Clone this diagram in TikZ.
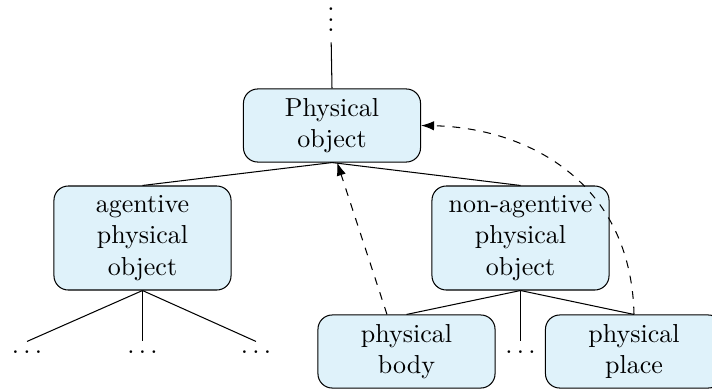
\documentclass[tikz,border=0pt]{standalone}
\usetikzlibrary{arrows.meta}
\definecolor{boxfill}{RGB}{223,242,250}
\begin{document}
\begin{tikzpicture}[x=0.3846pt,y=-0.3846pt,
  box/.style={draw=black, fill=boxfill, rounded corners=5.5pt, align=center,
    minimum width=68.1pt, text width=60pt, inner sep=0pt, font=\normalsize},
  box2/.style={box, minimum height=28.1pt},
  box3/.style={box, minimum height=40pt},
  dotsnode/.style={inner sep=3.33pt},
  tree/.style={draw=black, line width=0.4pt},
  link/.style={draw=black, dashed, line width=0.4pt, -{Latex[length=5pt,width=3.6pt]}}]
\useasboundingbox (0,0) rectangle (712,389);
\clip (0,0) rectangle (712,389);

\node[box2] (po) at (332,125.5) {Physical\\object};
\node[box3] (ag) at (142.5,238) {agentive\\physical\\object};
\node[box3] (na) at (520.5,238) {non-agentive\\physical\\object};
\node[box2] (pb) at (406.5,351.5) {physical\\body};
\node[box2] (pp) at (634,351.5) {physical\\place};

\node[inner sep=0pt, anchor=base] (top) at (331,31.5)
  {\vbox{\baselineskip4pt\lineskiplimit0pt\hbox{.}\hbox{.}\hbox{.}}};
\node[dotsnode] (d1) at (27,352) {$\ldots$};
\node[dotsnode] (d2) at (142.5,352) {$\ldots$};
\node[dotsnode] (d3) at (256,352) {$\ldots$};
\node[dotsnode] (d4) at (520.5,352) {$\ldots$};

\draw[tree, shorten <=4pt] (top.south) -- (po.north);
\draw[tree] (po.south) -- (ag.north);
\draw[tree] (po.south) -- (na.north);
\draw[tree] (ag.south) -- (d1.north);
\draw[tree] (ag.south) -- (d2.north);
\draw[tree] (ag.south) -- (d3.north);
\draw[tree] (na.south) -- (pb.north);
\draw[tree] (na.south) -- (d4.north);
\draw[tree] (na.south) -- (pp.north);

\draw[link] ([xshift=-7.5pt]pb.north) -- ([xshift=2pt]po.south);
\draw[link] (pp.north) .. controls +(-3,-135) and +(103,2) .. (po.east);
\end{tikzpicture}
\end{document}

________________________________________

PROBLEM TO WORK ON >> Repeat only what lies between the start of the data and the end of the line containing "(d4) at (520.5,352)", exactly, with pictures left out.

COMPLETE ANSWER >>
Clone this diagram in TikZ.
\documentclass[tikz,border=0pt]{standalone}
\usetikzlibrary{arrows.meta}
\definecolor{boxfill}{RGB}{223,242,250}
\begin{document}
\begin{tikzpicture}[x=0.3846pt,y=-0.3846pt,
  box/.style={draw=black, fill=boxfill, rounded corners=5.5pt, align=center,
    minimum width=68.1pt, text width=60pt, inner sep=0pt, font=\normalsize},
  box2/.style={box, minimum height=28.1pt},
  box3/.style={box, minimum height=40pt},
  dotsnode/.style={inner sep=3.33pt},
  tree/.style={draw=black, line width=0.4pt},
  link/.style={draw=black, dashed, line width=0.4pt, -{Latex[length=5pt,width=3.6pt]}}]
\useasboundingbox (0,0) rectangle (712,389);
\clip (0,0) rectangle (712,389);

\node[box2] (po) at (332,125.5) {Physical\\object};
\node[box3] (ag) at (142.5,238) {agentive\\physical\\object};
\node[box3] (na) at (520.5,238) {non-agentive\\physical\\object};
\node[box2] (pb) at (406.5,351.5) {physical\\body};
\node[box2] (pp) at (634,351.5) {physical\\place};

\node[inner sep=0pt, anchor=base] (top) at (331,31.5)
  {\vbox{\baselineskip4pt\lineskiplimit0pt\hbox{.}\hbox{.}\hbox{.}}};
\node[dotsnode] (d1) at (27,352) {$\ldots$};
\node[dotsnode] (d2) at (142.5,352) {$\ldots$};
\node[dotsnode] (d3) at (256,352) {$\ldots$};
\node[dotsnode] (d4) at (520.5,352) {$\ldots$};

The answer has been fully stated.